■ Work instructions: Extract the full listing below without altering a single character.

━━ Data shown

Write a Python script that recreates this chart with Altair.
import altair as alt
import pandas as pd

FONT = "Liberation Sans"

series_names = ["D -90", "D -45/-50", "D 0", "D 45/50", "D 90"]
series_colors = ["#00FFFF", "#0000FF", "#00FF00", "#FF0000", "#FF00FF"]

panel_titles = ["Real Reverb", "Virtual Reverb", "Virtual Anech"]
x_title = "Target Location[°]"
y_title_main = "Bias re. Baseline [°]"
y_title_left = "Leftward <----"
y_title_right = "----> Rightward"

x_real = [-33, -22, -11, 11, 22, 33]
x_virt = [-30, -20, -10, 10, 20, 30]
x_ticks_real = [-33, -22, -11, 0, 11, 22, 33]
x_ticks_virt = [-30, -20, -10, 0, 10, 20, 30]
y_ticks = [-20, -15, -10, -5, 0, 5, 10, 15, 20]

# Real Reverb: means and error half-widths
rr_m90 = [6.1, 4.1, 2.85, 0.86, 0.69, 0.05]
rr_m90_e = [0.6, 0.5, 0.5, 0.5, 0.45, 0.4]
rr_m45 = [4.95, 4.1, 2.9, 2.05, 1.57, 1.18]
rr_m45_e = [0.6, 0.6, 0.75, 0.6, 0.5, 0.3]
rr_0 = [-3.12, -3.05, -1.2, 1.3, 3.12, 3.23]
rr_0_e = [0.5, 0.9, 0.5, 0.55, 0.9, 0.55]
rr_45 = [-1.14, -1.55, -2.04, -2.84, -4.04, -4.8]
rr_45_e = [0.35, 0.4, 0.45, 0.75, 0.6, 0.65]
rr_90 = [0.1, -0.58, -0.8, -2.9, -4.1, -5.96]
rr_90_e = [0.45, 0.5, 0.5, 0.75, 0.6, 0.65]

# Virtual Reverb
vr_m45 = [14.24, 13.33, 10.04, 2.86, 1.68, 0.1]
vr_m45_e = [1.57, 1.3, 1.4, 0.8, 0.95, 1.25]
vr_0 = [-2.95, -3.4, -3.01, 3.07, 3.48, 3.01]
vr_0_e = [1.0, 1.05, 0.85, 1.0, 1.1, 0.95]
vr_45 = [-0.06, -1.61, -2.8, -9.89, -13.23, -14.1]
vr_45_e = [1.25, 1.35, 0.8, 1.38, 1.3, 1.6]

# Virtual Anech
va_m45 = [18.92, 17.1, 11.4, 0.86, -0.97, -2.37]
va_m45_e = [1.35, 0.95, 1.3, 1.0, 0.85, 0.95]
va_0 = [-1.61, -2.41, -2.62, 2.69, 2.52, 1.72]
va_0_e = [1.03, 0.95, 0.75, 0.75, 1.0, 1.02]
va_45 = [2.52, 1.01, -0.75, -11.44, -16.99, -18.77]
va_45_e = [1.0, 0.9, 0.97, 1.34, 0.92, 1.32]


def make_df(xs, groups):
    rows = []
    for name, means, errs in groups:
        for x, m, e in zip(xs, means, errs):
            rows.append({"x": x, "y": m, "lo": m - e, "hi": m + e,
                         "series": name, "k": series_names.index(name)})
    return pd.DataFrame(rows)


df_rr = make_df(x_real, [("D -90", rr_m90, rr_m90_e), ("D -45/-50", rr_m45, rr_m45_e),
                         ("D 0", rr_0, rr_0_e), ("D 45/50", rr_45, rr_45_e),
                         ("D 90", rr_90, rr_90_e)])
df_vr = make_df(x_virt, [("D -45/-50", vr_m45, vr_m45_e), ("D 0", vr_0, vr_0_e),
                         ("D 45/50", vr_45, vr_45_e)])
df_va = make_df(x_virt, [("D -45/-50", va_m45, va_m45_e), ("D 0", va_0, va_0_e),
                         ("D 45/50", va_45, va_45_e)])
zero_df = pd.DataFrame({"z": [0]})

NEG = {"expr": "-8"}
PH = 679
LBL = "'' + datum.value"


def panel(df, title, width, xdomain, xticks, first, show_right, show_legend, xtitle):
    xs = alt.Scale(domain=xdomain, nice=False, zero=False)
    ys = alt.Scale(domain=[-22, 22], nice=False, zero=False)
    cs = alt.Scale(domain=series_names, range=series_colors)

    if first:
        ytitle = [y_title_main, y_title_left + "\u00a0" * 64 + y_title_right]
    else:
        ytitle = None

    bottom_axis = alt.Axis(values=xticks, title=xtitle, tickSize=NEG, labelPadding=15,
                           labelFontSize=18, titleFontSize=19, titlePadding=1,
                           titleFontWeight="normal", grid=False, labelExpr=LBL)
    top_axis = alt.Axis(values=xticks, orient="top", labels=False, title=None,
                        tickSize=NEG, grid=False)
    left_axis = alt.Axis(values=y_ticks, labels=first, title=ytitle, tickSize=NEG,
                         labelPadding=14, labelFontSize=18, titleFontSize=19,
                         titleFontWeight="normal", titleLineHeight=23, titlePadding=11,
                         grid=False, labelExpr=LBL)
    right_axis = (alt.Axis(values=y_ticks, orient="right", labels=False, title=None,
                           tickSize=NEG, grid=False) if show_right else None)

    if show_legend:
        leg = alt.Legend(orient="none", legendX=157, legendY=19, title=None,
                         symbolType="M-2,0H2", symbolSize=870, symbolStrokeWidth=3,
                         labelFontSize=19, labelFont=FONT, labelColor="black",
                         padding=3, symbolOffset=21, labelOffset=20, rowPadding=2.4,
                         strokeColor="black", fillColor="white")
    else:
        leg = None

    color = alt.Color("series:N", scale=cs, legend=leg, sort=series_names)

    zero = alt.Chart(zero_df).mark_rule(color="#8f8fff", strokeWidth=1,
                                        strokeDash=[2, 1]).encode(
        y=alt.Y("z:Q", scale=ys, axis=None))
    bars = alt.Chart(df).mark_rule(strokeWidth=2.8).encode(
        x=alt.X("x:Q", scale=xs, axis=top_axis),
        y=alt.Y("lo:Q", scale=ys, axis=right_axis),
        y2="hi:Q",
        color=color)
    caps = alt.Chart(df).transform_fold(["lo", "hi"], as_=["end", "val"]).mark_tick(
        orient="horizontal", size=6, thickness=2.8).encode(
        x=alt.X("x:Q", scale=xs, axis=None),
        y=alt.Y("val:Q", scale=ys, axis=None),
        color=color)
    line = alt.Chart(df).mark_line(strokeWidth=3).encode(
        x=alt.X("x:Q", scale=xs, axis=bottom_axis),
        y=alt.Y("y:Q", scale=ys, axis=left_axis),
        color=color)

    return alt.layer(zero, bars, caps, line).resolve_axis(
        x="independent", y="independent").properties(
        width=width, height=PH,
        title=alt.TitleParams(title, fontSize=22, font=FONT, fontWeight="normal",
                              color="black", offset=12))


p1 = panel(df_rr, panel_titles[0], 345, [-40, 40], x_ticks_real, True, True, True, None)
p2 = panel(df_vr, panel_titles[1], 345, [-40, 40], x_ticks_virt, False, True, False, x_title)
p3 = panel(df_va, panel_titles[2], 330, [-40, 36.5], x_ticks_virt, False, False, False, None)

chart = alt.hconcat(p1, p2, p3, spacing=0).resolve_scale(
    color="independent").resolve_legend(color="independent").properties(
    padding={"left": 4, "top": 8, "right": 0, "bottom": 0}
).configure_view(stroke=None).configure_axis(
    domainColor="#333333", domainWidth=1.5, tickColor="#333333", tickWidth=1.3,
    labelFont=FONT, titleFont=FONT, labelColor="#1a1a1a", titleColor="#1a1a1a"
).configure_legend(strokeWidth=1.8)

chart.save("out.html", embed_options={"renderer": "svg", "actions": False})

━━━━

■ Answer to the problem:
Write a Python script that recreates this chart with Altair.
import altair as alt
import pandas as pd

FONT = "Liberation Sans"

series_names = ["D -90", "D -45/-50", "D 0", "D 45/50", "D 90"]
series_colors = ["#00FFFF", "#0000FF", "#00FF00", "#FF0000", "#FF00FF"]

panel_titles = ["Real Reverb", "Virtual Reverb", "Virtual Anech"]
x_title = "Target Location[°]"
y_title_main = "Bias re. Baseline [°]"
y_title_left = "Leftward <----"
y_title_right = "----> Rightward"

x_real = [-33, -22, -11, 11, 22, 33]
x_virt = [-30, -20, -10, 10, 20, 30]
x_ticks_real = [-33, -22, -11, 0, 11, 22, 33]
x_ticks_virt = [-30, -20, -10, 0, 10, 20, 30]
y_ticks = [-20, -15, -10, -5, 0, 5, 10, 15, 20]

# Real Reverb: means and error half-widths
rr_m90 = [6.1, 4.1, 2.85, 0.86, 0.69, 0.05]
rr_m90_e = [0.6, 0.5, 0.5, 0.5, 0.45, 0.4]
rr_m45 = [4.95, 4.1, 2.9, 2.05, 1.57, 1.18]
rr_m45_e = [0.6, 0.6, 0.75, 0.6, 0.5, 0.3]
rr_0 = [-3.12, -3.05, -1.2, 1.3, 3.12, 3.23]
rr_0_e = [0.5, 0.9, 0.5, 0.55, 0.9, 0.55]
rr_45 = [-1.14, -1.55, -2.04, -2.84, -4.04, -4.8]
rr_45_e = [0.35, 0.4, 0.45, 0.75, 0.6, 0.65]
rr_90 = [0.1, -0.58, -0.8, -2.9, -4.1, -5.96]
rr_90_e = [0.45, 0.5, 0.5, 0.75, 0.6, 0.65]

# Virtual Reverb
vr_m45 = [14.24, 13.33, 10.04, 2.86, 1.68, 0.1]
vr_m45_e = [1.57, 1.3, 1.4, 0.8, 0.95, 1.25]
vr_0 = [-2.95, -3.4, -3.01, 3.07, 3.48, 3.01]
vr_0_e = [1.0, 1.05, 0.85, 1.0, 1.1, 0.95]
vr_45 = [-0.06, -1.61, -2.8, -9.89, -13.23, -14.1]
vr_45_e = [1.25, 1.35, 0.8, 1.38, 1.3, 1.6]

# Virtual Anech
va_m45 = [18.92, 17.1, 11.4, 0.86, -0.97, -2.37]
va_m45_e = [1.35, 0.95, 1.3, 1.0, 0.85, 0.95]
va_0 = [-1.61, -2.41, -2.62, 2.69, 2.52, 1.72]
va_0_e = [1.03, 0.95, 0.75, 0.75, 1.0, 1.02]
va_45 = [2.52, 1.01, -0.75, -11.44, -16.99, -18.77]
va_45_e = [1.0, 0.9, 0.97, 1.34, 0.92, 1.32]


def make_df(xs, groups):
    rows = []
    for name, means, errs in groups:
        for x, m, e in zip(xs, means, errs):
            rows.append({"x": x, "y": m, "lo": m - e, "hi": m + e,
                         "series": name, "k": series_names.index(name)})
    return pd.DataFrame(rows)


df_rr = make_df(x_real, [("D -90", rr_m90, rr_m90_e), ("D -45/-50", rr_m45, rr_m45_e),
                         ("D 0", rr_0, rr_0_e), ("D 45/50", rr_45, rr_45_e),
                         ("D 90", rr_90, rr_90_e)])
df_vr = make_df(x_virt, [("D -45/-50", vr_m45, vr_m45_e), ("D 0", vr_0, vr_0_e),
                         ("D 45/50", vr_45, vr_45_e)])
df_va = make_df(x_virt, [("D -45/-50", va_m45, va_m45_e), ("D 0", va_0, va_0_e),
                         ("D 45/50", va_45, va_45_e)])
zero_df = pd.DataFrame({"z": [0]})

NEG = {"expr": "-8"}
PH = 679
LBL = "'' + datum.value"


def panel(df, title, width, xdomain, xticks, first, show_right, show_legend, xtitle):
    xs = alt.Scale(domain=xdomain, nice=False, zero=False)
    ys = alt.Scale(domain=[-22, 22], nice=False, zero=False)
    cs = alt.Scale(domain=series_names, range=series_colors)

    if first:
        ytitle = [y_title_main, y_title_left + "\u00a0" * 64 + y_title_right]
    else:
        ytitle = None

    bottom_axis = alt.Axis(values=xticks, title=xtitle, tickSize=NEG, labelPadding=15,
                           labelFontSize=18, titleFontSize=19, titlePadding=1,
                           titleFontWeight="normal", grid=False, labelExpr=LBL)
    top_axis = alt.Axis(values=xticks, orient="top", labels=False, title=None,
                        tickSize=NEG, grid=False)
    left_axis = alt.Axis(values=y_ticks, labels=first, title=ytitle, tickSize=NEG,
                         labelPadding=14, labelFontSize=18, titleFontSize=19,
                         titleFontWeight="normal", titleLineHeight=23, titlePadding=11,
                         grid=False, labelExpr=LBL)
    right_axis = (alt.Axis(values=y_ticks, orient="right", labels=False, title=None,
                           tickSize=NEG, grid=False) if show_right else None)

    if show_legend:
        leg = alt.Legend(orient="none", legendX=157, legendY=19, title=None,
                         symbolType="M-2,0H2", symbolSize=870, symbolStrokeWidth=3,
                         labelFontSize=19, labelFont=FONT, labelColor="black",
                         padding=3, symbolOffset=21, labelOffset=20, rowPadding=2.4,
                         strokeColor="black", fillColor="white")
    else:
        leg = None

    color = alt.Color("series:N", scale=cs, legend=leg, sort=series_names)

    zero = alt.Chart(zero_df).mark_rule(color="#8f8fff", strokeWidth=1,
                                        strokeDash=[2, 1]).encode(
        y=alt.Y("z:Q", scale=ys, axis=None))
    bars = alt.Chart(df).mark_rule(strokeWidth=2.8).encode(
        x=alt.X("x:Q", scale=xs, axis=top_axis),
        y=alt.Y("lo:Q", scale=ys, axis=right_axis),
        y2="hi:Q",
        color=color)
    caps = alt.Chart(df).transform_fold(["lo", "hi"], as_=["end", "val"]).mark_tick(
        orient="horizontal", size=6, thickness=2.8).encode(
        x=alt.X("x:Q", scale=xs, axis=None),
        y=alt.Y("val:Q", scale=ys, axis=None),
        color=color)
    line = alt.Chart(df).mark_line(strokeWidth=3).encode(
        x=alt.X("x:Q", scale=xs, axis=bottom_axis),
        y=alt.Y("y:Q", scale=ys, axis=left_axis),
        color=color)

    return alt.layer(zero, bars, caps, line).resolve_axis(
        x="independent", y="independent").properties(
        width=width, height=PH,
        title=alt.TitleParams(title, fontSize=22, font=FONT, fontWeight="normal",
                              color="black", offset=12))


p1 = panel(df_rr, panel_titles[0], 345, [-40, 40], x_ticks_real, True, True, True, None)
p2 = panel(df_vr, panel_titles[1], 345, [-40, 40], x_ticks_virt, False, True, False, x_title)
p3 = panel(df_va, panel_titles[2], 330, [-40, 36.5], x_ticks_virt, False, False, False, None)

chart = alt.hconcat(p1, p2, p3, spacing=0).resolve_scale(
    color="independent").resolve_legend(color="independent").properties(
    padding={"left": 4, "top": 8, "right": 0, "bottom": 0}
).configure_view(stroke=None).configure_axis(
    domainColor="#333333", domainWidth=1.5, tickColor="#333333", tickWidth=1.3,
    labelFont=FONT, titleFont=FONT, labelColor="#1a1a1a", titleColor="#1a1a1a"
).configure_legend(strokeWidth=1.8)

chart.save("out.html", embed_options={"renderer": "svg", "actions": False})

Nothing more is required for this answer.